Weak Words: Just the Adverb, Ma'am

I had this post planned awhile ago but all I saved was the title. I vaguely remember what it was about, but it ties well into a discussion I am having with Liz Poole about feedback I received recently.

First, here's a general rule that I learned the hard way. If you are going to critique, never rewrite the person's work. You can suggest subtractions and you can point out instances where things need to improve, but NEVER actually try to improve them yourself. It is not your work. If you try to rewrite, not only will the author ignore that feedback, he/she will ignore ALL your feedback. You are no longer critting. You're saying that it's not the way you would have done it, which is different.

Second, NOT ALL ADVERBS ARE BAD! I know people treat Stephen King's ON WRITING like a writing bible, but it was not chiseled in stone. His comment not to use adverbs is a hyperbole, trying to show you how much weaker adverbs make your sentences than other means of writing. When you tell someone "never do that" what you're hoping is that the don't do it very often instead of doing it all the time, which is what King is doing here. You're using an adverb instead of a stronger verb. Go use the stronger verb instead.

Strangely, what I see happening as a reaction to this order from on high is that authors are overwriting. They are using entire sentences (sometimes paragraphs) to describe what they could have with a single adverb. While imagery and strong verbs are great, I don't need you stopping the story ever other paragraph so you can wax poetic with your non-adverb.

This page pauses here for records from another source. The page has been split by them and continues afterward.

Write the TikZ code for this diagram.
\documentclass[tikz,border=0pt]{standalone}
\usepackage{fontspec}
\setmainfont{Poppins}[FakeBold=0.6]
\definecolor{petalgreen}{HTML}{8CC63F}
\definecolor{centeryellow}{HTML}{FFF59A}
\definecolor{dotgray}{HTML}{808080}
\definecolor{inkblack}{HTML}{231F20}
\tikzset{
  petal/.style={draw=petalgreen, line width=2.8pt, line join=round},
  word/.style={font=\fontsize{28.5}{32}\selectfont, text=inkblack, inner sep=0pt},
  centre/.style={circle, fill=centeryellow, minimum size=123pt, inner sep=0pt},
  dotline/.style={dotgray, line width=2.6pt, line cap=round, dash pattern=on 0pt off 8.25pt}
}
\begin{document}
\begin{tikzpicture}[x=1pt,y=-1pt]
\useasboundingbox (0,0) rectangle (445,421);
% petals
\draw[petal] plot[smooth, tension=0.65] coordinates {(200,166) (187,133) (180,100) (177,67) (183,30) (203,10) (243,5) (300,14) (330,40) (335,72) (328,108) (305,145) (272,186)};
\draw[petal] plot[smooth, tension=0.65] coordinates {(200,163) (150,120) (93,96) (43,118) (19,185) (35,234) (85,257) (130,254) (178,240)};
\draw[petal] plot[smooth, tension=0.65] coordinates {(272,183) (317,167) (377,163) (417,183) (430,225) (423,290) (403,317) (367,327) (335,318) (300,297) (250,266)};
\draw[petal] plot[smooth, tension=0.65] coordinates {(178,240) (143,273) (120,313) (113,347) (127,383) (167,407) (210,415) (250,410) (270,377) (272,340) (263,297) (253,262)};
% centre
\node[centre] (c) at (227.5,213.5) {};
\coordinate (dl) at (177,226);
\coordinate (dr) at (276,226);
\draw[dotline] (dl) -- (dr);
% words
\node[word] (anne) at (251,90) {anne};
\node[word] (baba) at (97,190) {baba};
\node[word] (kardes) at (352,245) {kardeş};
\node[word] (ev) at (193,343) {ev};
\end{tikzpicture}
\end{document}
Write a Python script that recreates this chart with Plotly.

There are adverbs I enjoy, just for the sound of them (punctiliously in particular). Best selling authors use them, if you're tethered to having a justification for using a type of word that is a valid part of English grammar. Set your adverb meter to two, but if you're going to offer critiques, pinging something just because it's an adverb is lame. Your goal is to help the author attain the strongest writing possible. Rote regurgitation is not how that's accomplished.